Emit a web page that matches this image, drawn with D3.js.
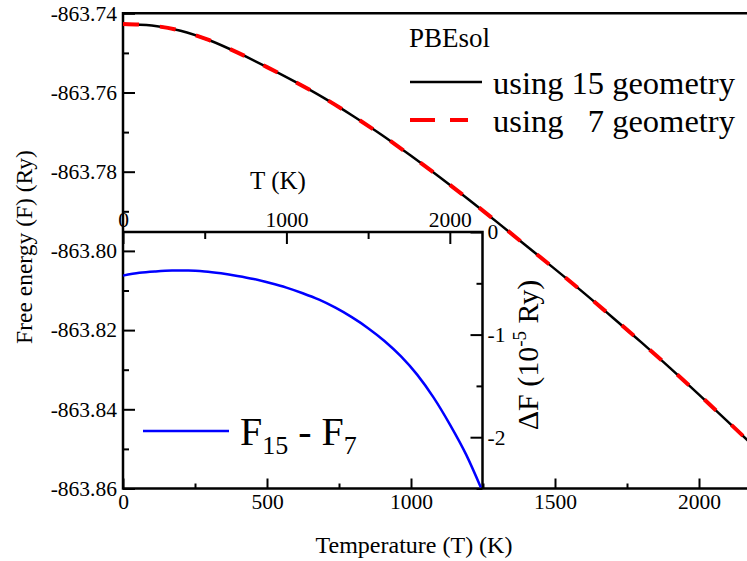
<!DOCTYPE html>
<html>
<head>
<meta charset="utf-8">
<script src="https://cdn.jsdelivr.net/npm/d3@7"></script>
<style>
  html, body { margin: 0; padding: 0; background: #fff; }
  svg { display: block; }
</style>
</head>
<body>
<div id="chart"></div>
<script>
// ── Data ──────────────────────────────────────────────────────────────────────
const temps = [0, 100, 200, 300, 400, 500, 600, 700, 800, 900, 1000, 1100,
  1200, 1300, 1400, 1500, 1600, 1700, 1800, 1900, 2000, 2100, 2200];
const f15 = [-863.74270, -863.74310, -863.74440, -863.74680, -863.75000, -863.75360,
  -863.75740, -863.76150, -863.76600, -863.77080, -863.77600, -863.78140,
  -863.78700, -863.79280, -863.79870, -863.80460, -863.81060, -863.81680,
  -863.82310, -863.82960, -863.83630, -863.84310, -863.85000];
const f7 = [-863.74270, -863.74310, -863.74440, -863.74680, -863.75000, -863.75360,
  -863.75740, -863.76150, -863.76600, -863.77080, -863.77599, -863.78139,
  -863.78699, -863.79279, -863.79869, -863.80459, -863.81059, -863.81679,
  -863.82309, -863.82958, -863.83628, -863.84308, -863.84998];

const insetTemps = [0, 100, 200, 300, 400, 500, 600, 700, 800, 900, 1000, 1100,
  1200, 1300, 1400, 1500, 1600, 1700, 1800, 1900, 2000, 2100, 2190];
const deltaF = [-0.425, -0.398, -0.384, -0.376, -0.375, -0.384, -0.403, -0.428, -0.458,
  -0.497, -0.542, -0.597, -0.660, -0.738, -0.830, -0.937, -1.062, -1.210, -1.390,
  -1.612, -1.875, -2.170, -2.49];

const mainXTicks = [0, 500, 1000, 1500, 2000];
const mainXMinor = [250, 750, 1250, 1750, 2250];
const mainYTicks = [-863.86, -863.84, -863.82, -863.80, -863.78, -863.76, -863.74];
const mainYMinor = [-863.85, -863.83, -863.81, -863.79, -863.77, -863.75];
const insetXTicks = [0, 1000, 2000];
const insetXMinor = [500, 1500];
const insetYTicks = [-2, -1, 0];
const insetYMinor = [-2.5, -1.5, -0.5];

const FONT = '"Liberation Serif", "Times New Roman", Times, serif';

// ── SVG setup ─────────────────────────────────────────────────────────────────
const W = 747, H = 561;
const svg = d3.select('#chart').append('svg')
  .attr('width', W).attr('height', H)
  .attr('font-family', FONT);

const x = d3.scaleLinear().domain([0, 2200]).range([123, 756.6]);
const y = d3.scaleLinear().domain([-863.86, -863.74]).range([488.5, 13.3]);
const xi = d3.scaleLinear().domain([0, 2200]).range([123, 482.5]);
const yi = d3.scaleLinear().domain([-2.5, 0]).range([488.5, 232]);

// draw an axis, strip the domain line, restyle ticks and labels
function drawAxis(axis, transform) {
  const g = svg.append('g').attr('transform', transform).call(axis);
  g.attr('font-family', FONT).attr('font-size', 21.5);
  g.select('.domain').remove();
  g.selectAll('line').attr('stroke', '#000').attr('stroke-width', 2);
  g.selectAll('text').attr('fill', '#000').attr('font-family', FONT);
  return g;
}

// ── Main axes ─────────────────────────────────────────────────────────────────
drawAxis(d3.axisLeft(y).tickValues(mainYTicks).tickSize(-12).tickPadding(6)
  .tickFormat(d => d.toFixed(2)), `translate(${x(0)},0)`);
drawAxis(d3.axisLeft(y).tickValues(mainYMinor).tickSize(-6).tickFormat(''),
  `translate(${x(0)},0)`);

drawAxis(d3.axisBottom(x).tickValues(mainXTicks).tickSize(-10).tickPadding(5)
  .tickFormat(d => String(d)), `translate(0,${y(-863.86)})`);
drawAxis(d3.axisBottom(x).tickValues(mainXMinor).tickSize(-5).tickFormat(''),
  `translate(0,${y(-863.86)})`);

// ── Inset axes ────────────────────────────────────────────────────────────────
drawAxis(d3.axisTop(xi).tickValues(insetXTicks).tickSize(-12).tickPadding(5)
  .tickFormat(d => String(d)), `translate(0,${yi(0)})`);
drawAxis(d3.axisTop(xi).tickValues(insetXMinor).tickSize(-7).tickFormat(''),
  `translate(0,${yi(0)})`);

drawAxis(d3.axisRight(yi).tickValues(insetYTicks).tickSize(-12).tickPadding(5)
  .tickFormat(d => String(d)), `translate(${xi(2200)},0)`);
drawAxis(d3.axisRight(yi).tickValues(insetYMinor).tickSize(-6).tickFormat(''),
  `translate(${xi(2200)},0)`);

// ── Frames ────────────────────────────────────────────────────────────────────
const frame = svg.append('g').attr('stroke', '#000').attr('stroke-width', 2.5)
  .attr('fill', 'none');
frame.append('path')
  .attr('d', `M${x(2200)},${y(-863.74)}H${x(0)}V${y(-863.86)}H${x(2200)}`);
frame.append('path')
  .attr('d', `M${xi(0)},${yi(0)}H${xi(2200)}V${yi(-2.5)}`);

// ── Curves ────────────────────────────────────────────────────────────────────
const mainLine = d3.line()
  .x((d, i) => x(temps[i]))
  .y(d => y(d))
  .curve(d3.curveMonotoneX);

svg.append('path').datum(f15)
  .attr('d', mainLine)
  .attr('fill', 'none').attr('stroke', '#000').attr('stroke-width', 2.5);
svg.append('path').datum(f7)
  .attr('d', mainLine)
  .attr('fill', 'none').attr('stroke', '#ff0000').attr('stroke-width', 4)
  .attr('stroke-dasharray', '16,21');

const insetLine = d3.line()
  .x((d, i) => xi(insetTemps[i]))
  .y(d => yi(d))
  .curve(d3.curveMonotoneX);

svg.append('path').datum(deltaF)
  .attr('d', insetLine)
  .attr('fill', 'none').attr('stroke', '#0000ff').attr('stroke-width', 2.5);

// ── Labels ────────────────────────────────────────────────────────────────────
svg.append('text')
  .attr('transform', 'translate(32,247) rotate(-90)')
  .attr('text-anchor', 'middle')
  .attr('font-size', 23.5)
  .text('Free energy (F) (Ry)');

svg.append('text')
  .attr('x', 414).attr('y', 553)
  .attr('text-anchor', 'middle')
  .attr('font-size', 24)
  .text('Temperature (T) (K)');

svg.append('text')
  .attr('x', 278).attr('y', 189)
  .attr('text-anchor', 'middle')
  .attr('font-size', 25)
  .text('T (K)');

const dfTitle = svg.append('text')
  .attr('transform', 'translate(538,355) rotate(-90)')
  .attr('text-anchor', 'middle')
  .attr('font-size', 30);
dfTitle.append('tspan').text('\u0394F (10');
dfTitle.append('tspan').attr('font-size', 19).attr('dy', -12).text('-5');
dfTitle.append('tspan').attr('dy', 12).text(' Ry)');

// ── Legends ───────────────────────────────────────────────────────────────────
svg.append('text')
  .attr('x', 409).attr('y', 47)
  .attr('font-size', 27)
  .text('PBEsol');

svg.append('line')
  .attr('x1', 410).attr('x2', 482).attr('y1', 82).attr('y2', 82)
  .attr('stroke', '#000').attr('stroke-width', 2.5);
svg.append('text')
  .attr('x', 493).attr('y', 94)
  .attr('font-size', 32.5)
  .style('white-space', 'pre')
  .text('using 15 geometry');

svg.append('line')
  .attr('x1', 410).attr('x2', 468).attr('y1', 120).attr('y2', 120)
  .attr('stroke', '#ff0000').attr('stroke-width', 4)
  .attr('stroke-dasharray', '25,15');
svg.append('text')
  .attr('x', 493).attr('y', 132)
  .attr('font-size', 32.5)
  .style('white-space', 'pre')
  .text('using   7 geometry');

svg.append('line')
  .attr('x1', 143).attr('x2', 229).attr('y1', 431).attr('y2', 431)
  .attr('stroke', '#0000ff').attr('stroke-width', 2.5);
const fLabel = svg.append('text')
  .attr('x', 240).attr('y', 445)
  .attr('font-size', 40)
  .style('white-space', 'pre');
fLabel.append('tspan').text('F');
fLabel.append('tspan').attr('font-size', 26).attr('dy', 9).text('15');
fLabel.append('tspan').attr('dy', -9).text(' - F');
fLabel.append('tspan').attr('font-size', 26).attr('dy', 9).text('7');
</script>
</body>
</html>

Challenge: With the pictures left out, restate word for word every line of the data above, from the first down to the line that contains "-1.612, -1.875, -2.170, -2.49];".

Response:
Emit a web page that matches this image, drawn with D3.js.
<!DOCTYPE html>
<html>
<head>
<meta charset="utf-8">
<script src="https://cdn.jsdelivr.net/npm/d3@7"></script>
<style>
  html, body { margin: 0; padding: 0; background: #fff; }
  svg { display: block; }
</style>
</head>
<body>
<div id="chart"></div>
<script>
// ── Data ──────────────────────────────────────────────────────────────────────
const temps = [0, 100, 200, 300, 400, 500, 600, 700, 800, 900, 1000, 1100,
  1200, 1300, 1400, 1500, 1600, 1700, 1800, 1900, 2000, 2100, 2200];
const f15 = [-863.74270, -863.74310, -863.74440, -863.74680, -863.75000, -863.75360,
  -863.75740, -863.76150, -863.76600, -863.77080, -863.77600, -863.78140,
  -863.78700, -863.79280, -863.79870, -863.80460, -863.81060, -863.81680,
  -863.82310, -863.82960, -863.83630, -863.84310, -863.85000];
const f7 = [-863.74270, -863.74310, -863.74440, -863.74680, -863.75000, -863.75360,
  -863.75740, -863.76150, -863.76600, -863.77080, -863.77599, -863.78139,
  -863.78699, -863.79279, -863.79869, -863.80459, -863.81059, -863.81679,
  -863.82309, -863.82958, -863.83628, -863.84308, -863.84998];

const insetTemps = [0, 100, 200, 300, 400, 500, 600, 700, 800, 900, 1000, 1100,
  1200, 1300, 1400, 1500, 1600, 1700, 1800, 1900, 2000, 2100, 2190];
const deltaF = [-0.425, -0.398, -0.384, -0.376, -0.375, -0.384, -0.403, -0.428, -0.458,
  -0.497, -0.542, -0.597, -0.660, -0.738, -0.830, -0.937, -1.062, -1.210, -1.390,
  -1.612, -1.875, -2.170, -2.49];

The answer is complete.